Copy out each line of the listing that has the word "diagram" in it.
───── AVAILABLE DATA ─────
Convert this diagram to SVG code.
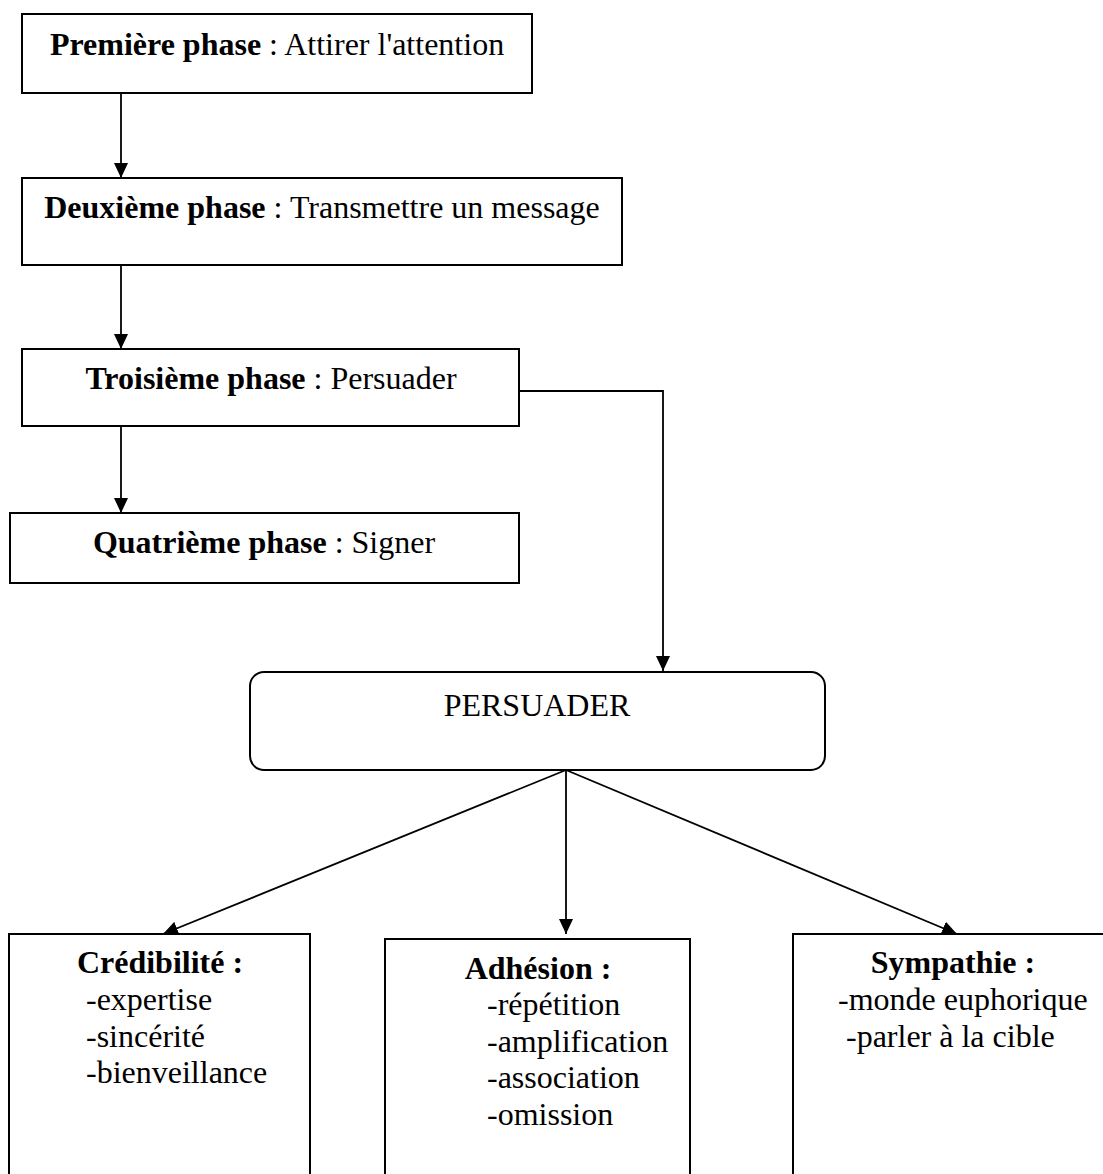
<svg xmlns="http://www.w3.org/2000/svg" width="1103" height="1174" viewBox="0 0 1103 1174">
<style>
  .box { fill: #fff; stroke: #000; stroke-width: 2; }
  .t { font-family: "Liberation Serif", "Times New Roman", serif; font-size: 32px; fill: #000; }
  .b { font-weight: bold; }
  .conn { fill: none; stroke: #000; stroke-width: 1.8; }
</style>
<defs>
  <marker id="arr" markerUnits="userSpaceOnUse" markerWidth="15" markerHeight="14" refX="15" refY="7" orient="auto">
    <path d="M0,0 L15,7 L0,14 z" fill="#000"/>
  </marker>
</defs>
<rect width="1103" height="1174" fill="#fff"/>
<g id="connectors">
  <line class="conn" x1="121" y1="93" x2="121" y2="178" marker-end="url(#arr)"/>
  <line class="conn" x1="121" y1="265" x2="121" y2="349" marker-end="url(#arr)"/>
  <line class="conn" x1="121" y1="426" x2="121" y2="513" marker-end="url(#arr)"/>
  <path class="conn" d="M519,391 H663 V671" marker-end="url(#arr)"/>
  <line class="conn" x1="566" y1="770" x2="163" y2="934" marker-end="url(#arr)"/>
  <line class="conn" x1="566" y1="770" x2="566" y2="934" marker-end="url(#arr)"/>
  <line class="conn" x1="566" y1="770" x2="957" y2="934" marker-end="url(#arr)"/>
</g>
<g id="phase1">
  <rect class="box" x="22" y="14" width="510" height="79"/>
  <text class="t" x="277" y="55" text-anchor="middle"><tspan class="b">Première phase</tspan> : Attirer l'attention</text>
</g>
<g id="phase2">
  <rect class="box" x="22" y="178" width="600" height="87"/>
  <text class="t" x="322" y="218" text-anchor="middle"><tspan class="b">Deuxième phase</tspan> : Transmettre un message</text>
</g>
<g id="phase3">
  <rect class="box" x="22" y="349" width="497" height="77"/>
  <text class="t" x="271" y="389" text-anchor="middle"><tspan class="b">Troisième phase</tspan> : Persuader</text>
</g>
<g id="phase4">
  <rect class="box" x="10" y="513" width="509" height="70"/>
  <text class="t" x="264" y="553" text-anchor="middle"><tspan class="b">Quatrième phase</tspan> : Signer</text>
</g>
<g id="persuader">
  <rect class="box" x="250" y="672" width="575" height="98" rx="14" ry="14"/>
  <text class="t" x="537" y="716" text-anchor="middle">PERSUADER</text>
</g>
<g id="credibilite">
  <rect class="box" x="9" y="934" width="301" height="260"/>
  <text class="t b" x="160" y="973" text-anchor="middle">Crédibilité :</text>
  <text class="t" x="86" y="1010">-expertise</text>
  <text class="t" x="86" y="1047">-sincérité</text>
  <text class="t" x="86" y="1083">-bienveillance</text>
</g>
<g id="adhesion">
  <rect class="box" x="385" y="939" width="305" height="260"/>
  <text class="t b" x="538" y="979" text-anchor="middle">Adhésion :</text>
  <text class="t" x="487" y="1015">-répétition</text>
  <text class="t" x="487" y="1052">-amplification</text>
  <text class="t" x="487" y="1088">-association</text>
  <text class="t" x="487" y="1125">-omission</text>
</g>
<g id="sympathie">
  <rect class="box" x="793" y="934" width="320" height="260"/>
  <text class="t b" x="953" y="973" text-anchor="middle">Sympathie :</text>
  <text class="t" x="838" y="1010">-monde euphorique</text>
  <text class="t" x="846" y="1047">-parler à la cible</text>
</g>
</svg>
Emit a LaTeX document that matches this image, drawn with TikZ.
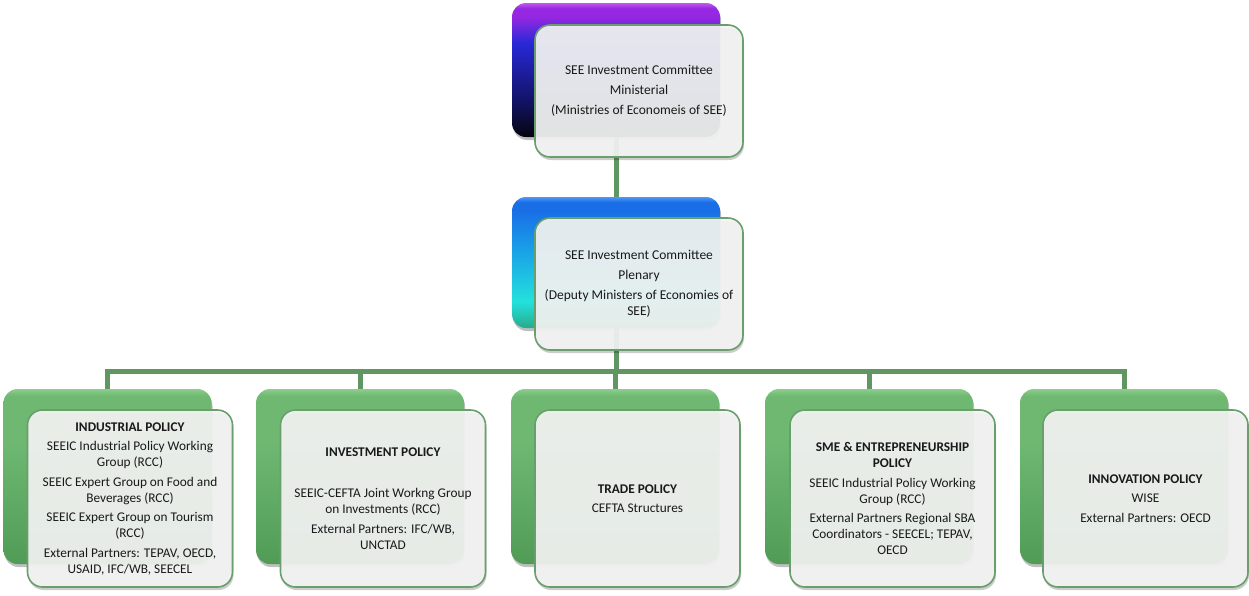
\documentclass[tikz,border=0pt]{standalone}
\usepackage{fontspec}
\setmainfont{Carlito}
\usetikzlibrary{shadows}
\definecolor{linegreen}{RGB}{96,150,98}
\definecolor{frontfill}{RGB}{243,244,243}
\definecolor{frontborder}{RGB}{106,158,108}
\definecolor{gtop}{RGB}{140,205,140}
\definecolor{gmid}{RGB}{110,184,114}
\definecolor{gbot}{RGB}{80,156,86}
\definecolor{vtop}{RGB}{190,90,240}
\definecolor{vvio}{RGB}{150,40,225}
\definecolor{vblue}{RGB}{40,40,215}
\definecolor{vnavy}{RGB}{20,20,110}
\definecolor{vblack}{RGB}{5,5,15}
\definecolor{btop}{RGB}{80,150,245}
\definecolor{bblue}{RGB}{25,110,230}
\definecolor{bsky}{RGB}{25,160,232}
\definecolor{bcyan}{RGB}{35,225,220}
\definecolor{bteal}{RGB}{40,170,140}
\pgfdeclareverticalshading{greenshade}{100bp}{color(0bp)=(gbot); color(25bp)=(gbot); color(60bp)=(gmid); color(73bp)=(gmid); color(75bp)=(gtop); color(100bp)=(gtop)}
\pgfdeclareverticalshading{purpshade}{100bp}{color(0bp)=(vblack); color(25bp)=(vblack); color(40bp)=(vnavy); color(60bp)=(vblue); color(70bp)=(vvio); color(73bp)=(vvio); color(75bp)=(vtop); color(100bp)=(vtop)}
\pgfdeclareverticalshading{blueshade}{100bp}{color(0bp)=(bteal); color(25bp)=(bteal); color(35bp)=(bcyan); color(55bp)=(bsky); color(70bp)=(bblue); color(73bp)=(bblue); color(75bp)=(btop); color(100bp)=(btop)}
\tikzset{
  backbox/.style={shade, rounded corners=14pt, draw=none, minimum width=208pt, inner sep=0pt,
    drop shadow={shadow xshift=1pt, shadow yshift=-3pt, opacity=0.25, fill=black}},
  frontbox/.style={rounded corners=15pt, draw=frontborder, line width=1.6pt, fill=frontfill,
    fill opacity=0.93, text opacity=1, align=center, inner sep=2pt, text=black!90,
    drop shadow={shadow xshift=1pt, shadow yshift=-3pt, opacity=0.2, fill=black}},
  topfont/.style={font=\fontsize{13.5}{16}\selectfont},
  botfont/.style={font=\fontsize{13.3}{16}\selectfont},
  connector/.style={draw=linegreen, line width=5pt}
}
\begin{document}
\begin{tikzpicture}[x=1pt, y=-1pt]
\useasboundingbox (0,0) rectangle (1249,595);
% back boxes
\node[backbox, shading=purpshade, minimum height=134pt] (minb) at (616,70) {};
\node[backbox, shading=blueshade, minimum height=131pt] (plenb) at (616,262.5) {};
\node[backbox, shading=greenshade, minimum height=175pt] (p1b) at (107.5,476.5) {};
\node[backbox, shading=greenshade, minimum height=175pt] (p2b) at (360,476.5) {};
\node[backbox, shading=greenshade, minimum height=175pt] (p3b) at (615,476.5) {};
\node[backbox, shading=greenshade, minimum height=175pt] (p4b) at (869,476.5) {};
\node[backbox, shading=greenshade, minimum height=175pt] (p5b) at (1124,476.5) {};
% connectors
\coordinate (bus) at (616,371);
\draw[connector] (minb.south) -- (plenb.north);
\draw[connector] (plenb.south) -- (bus);
\draw[connector] (p1b.north) |- (bus) -| (p5b.north);
\draw[connector] (p2b.north) -- (p2b.north |- bus);
\draw[connector] (p3b.north) -- (p3b.north |- bus);
\draw[connector] (p4b.north) -- (p4b.north |- bus);
% front boxes
\node[frontbox, topfont, minimum width=208pt, minimum height=132pt] (min) at (639,91)
  {SEE Investment Committee\\[4pt] Ministerial\\[4pt] (Ministries of Economeis of SEE)};
\node[frontbox, topfont, minimum width=208pt, minimum height=132pt] (plen) at (639,284)
  {SEE Investment Committee\\[4pt] Plenary\\[4pt] (Deputy Ministers of Economies of\\ SEE)};
\node[frontbox, botfont, minimum width=205pt, minimum height=177pt] (p1) at (130,498.5)
  {\textbf{INDUSTRIAL POLICY}\\[3.5pt]
   SEEIC Industrial Policy Working\\ Group (RCC)\\[3.5pt]
   SEEIC Expert Group on Food and\\ Beverages (RCC)\\[3.5pt]
   SEEIC Expert Group on Tourism\\ (RCC)\\[3.5pt]
   External Partners: TEPAV, OECD,\\ USAID, IFC/WB, SEECEL};
\node[frontbox, botfont, minimum width=205pt, minimum height=177pt] (p2) at (383,498.5)
  {\textbf{INVESTMENT POLICY}\\[25pt]
   SEEIC-CEFTA Joint Workng Group\\ on Investments (RCC)\\[3.5pt]
   External Partners: IFC/WB,\\ UNCTAD};
\node[frontbox, botfont, minimum width=205pt, minimum height=177pt] (p3) at (637.5,498.5)
  {\textbf{TRADE POLICY}\\[3.5pt] CEFTA Structures};
\node[frontbox, botfont, minimum width=205pt, minimum height=177pt] (p4) at (892.5,498.5)
  {\textbf{SME \& ENTREPRENEURSHIP}\\ \textbf{POLICY}\\[3.5pt]
   SEEIC Industrial Policy Working\\ Group (RCC)\\[3.5pt]
   External Partners Regional SBA\\ Coordinators - SEECEL; TEPAV,\\ OECD};
\node[frontbox, botfont, minimum width=205pt, minimum height=177pt] (p5) at (1145.5,498.5)
  {\textbf{INNOVATION POLICY}\\[3.5pt] WISE\\[3.5pt] External Partners: OECD};
\end{tikzpicture}
\end{document}
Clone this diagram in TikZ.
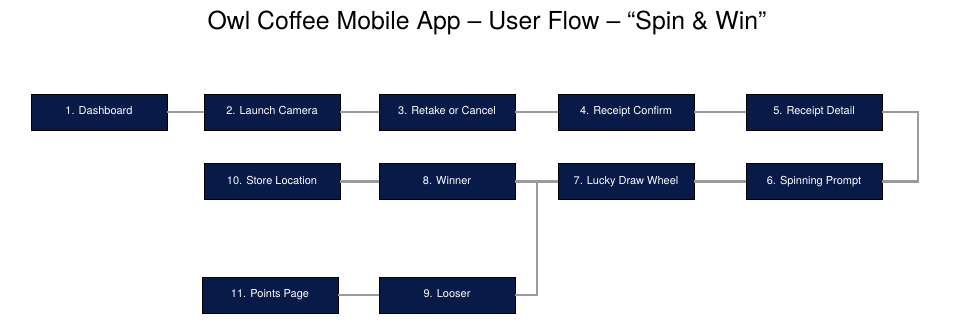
\documentclass[tikz,border=0pt]{standalone}
\usepackage{fontspec}
\setmainfont{TeX Gyre Heros}
\definecolor{owlnavy}{RGB}{8,26,72}
\definecolor{owlgray}{RGB}{155,155,155}
\tikzset{
  screen/.style = {
    draw=black, line width=0.8pt, fill=owlnavy, text=white,
    minimum width=136pt, minimum height=36pt, inner sep=0pt,
    text height=8pt, text depth=2.4pt,
    font=\fontsize{11}{13}\selectfont
  },
  link/.style = {draw=owlgray, line width=2.6pt}
}

\begin{document}
\begin{tikzpicture}[x=1pt,y=-1pt]
\useasboundingbox (0,0) rectangle (960,329);

% title
\node (title) at (487,23) {\fontsize{24.8}{29}\selectfont Owl Coffee Mobile App – User Flow – “Spin \& Win”};

% screens
\foreach \nm/\x/\y/\txt in {
    dash/99/112/1. Dashboard,
    cam/272/112/2. Launch Camera,
    retake/447/112/3. Retake or Cancel,
    rconf/626/112/4. Receipt Confirm,
    rdet/814/112/5. Receipt Detail,
    spin/814/181.5/6. Spinning Prompt,
    wheel/626/181.5/7. Lucky Draw Wheel,
    winner/447/181.5/8. Winner,
    looser/447/295/9. Looser,
    store/272/181.5/10. Store Location,
    points/270/295/11. Points Page}
  \node[screen] (\nm) at (\x,\y) {\txt};

% turn points
\coordinate (turnR) at (918,147);
\coordinate (fork) at (537,181.5);

% connectors
\draw[link] (dash) -- (cam);
\draw[link] (cam) -- (retake);
\draw[link] (retake) -- (rconf);
\draw[link] (rconf) -- (rdet);
\draw[link] (rdet.east) -| (turnR) |- (spin.east);
\draw[link] (spin) -- (wheel);
\draw[link] (wheel) -- (winner);
\draw[link] (winner) -- (store);
\draw[link] (fork) |- (looser.east);
\draw[link] (looser) -- (points);
\end{tikzpicture}
\end{document}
─────
SOLUTION TO THE PROBLEM
Convert this diagram to SVG code.
Clone this diagram in TikZ.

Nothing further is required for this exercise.